2024 NBA Playoffs: Why is it called a sweep when a team beats its oponent 4-0?

The Denver Nuggets are back in Los Angeles tonight with a chance to sweep LeBron James and the Lakers in Game 4 for the second straight year.

Update:
The Denver Nuggets are back in Los Angeles tonight with a chance to sweep LeBron James and the Lakers in Game 4 for the second straight year.
CAROLINE BREHMANEFE

Whether we’re talking about baseball, basketball, hockey or even football, it’s the thing that no team wants to experience. Yet, just what is a ‘sweep’ in sports and where does the term come from? Let’s take a look.

Nuggets up 3-0 in LA

The Denver Nuggets are in LA for Game 4 of the first round of the playoffs, and have a chance to sweep the Los Angeles Lakers for a second straight year. Last year, Nikola Jokic and the Nuggets wiped out the Lakers in four games to advance from the Conference Finals to the NBA Finals. Tonight, history has a chance of repeating itself. Denver has taken care of business through the first three games of the series, winning both of the opening two games at home and dropping the Lakers in LA for their 10th straight win since the end of 2022. If the Nuggets win Game 4, LA will be the first eliminated team in the 2024 playoffs, and it could mean the end of the LeBron James era in the City of Angels.

The origin of the term “sweep”

As you probably know most North American sports use the best of seven format to determine the victor when it comes to the playoff end of their yearly campaigns. Whether we’re talking the MLB, NHL or the NBA - the NFL just has a straight knock out format - the principle is the same: win four games and you advance or become champion. Needless to say, if you manage to win four consecutive games without taking a loss, that’s both a serious affirmation of your team as the better of the two and an even more severe condemnation of the opponent as inferior.

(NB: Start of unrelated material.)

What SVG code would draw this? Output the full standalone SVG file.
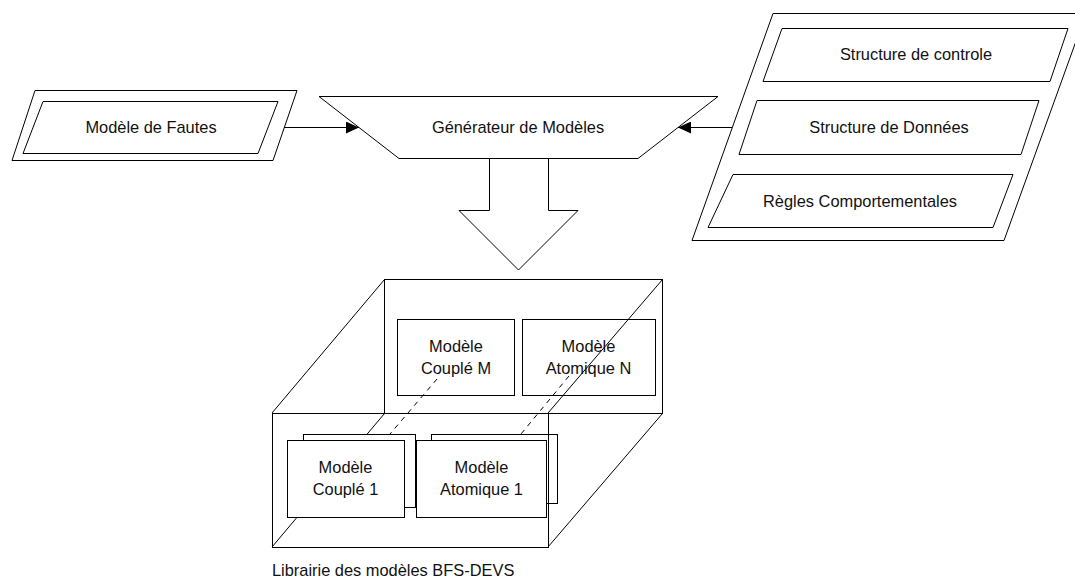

Yet, where does this term come from? Simply, the term stems from the figurative language of “cleaning out” or rather “to make a clean sweep” of something. Quite literally, when one sweeps a surface, the dust/dirt is moved in the direction that you sweep in. Between the momentum of your sweeping action and the whiskers of the broom, the dust goes where you want it to. That’s to say, it’s an action which is completely dominant in nature as it leaves the dust with no option but to be moved. Similarly, when it comes to sports, that’s essentially what one team does when they “sweep” the other. They “never missed a spot” and therefore fully cleaned the floor. So, to be clear, to sweep a team is two win a series against them without losing one game. The first sweep in the NBA occurred in the finals of 1949, when the Boston Celtics swept the then Minneapolis Lakers to win their second title.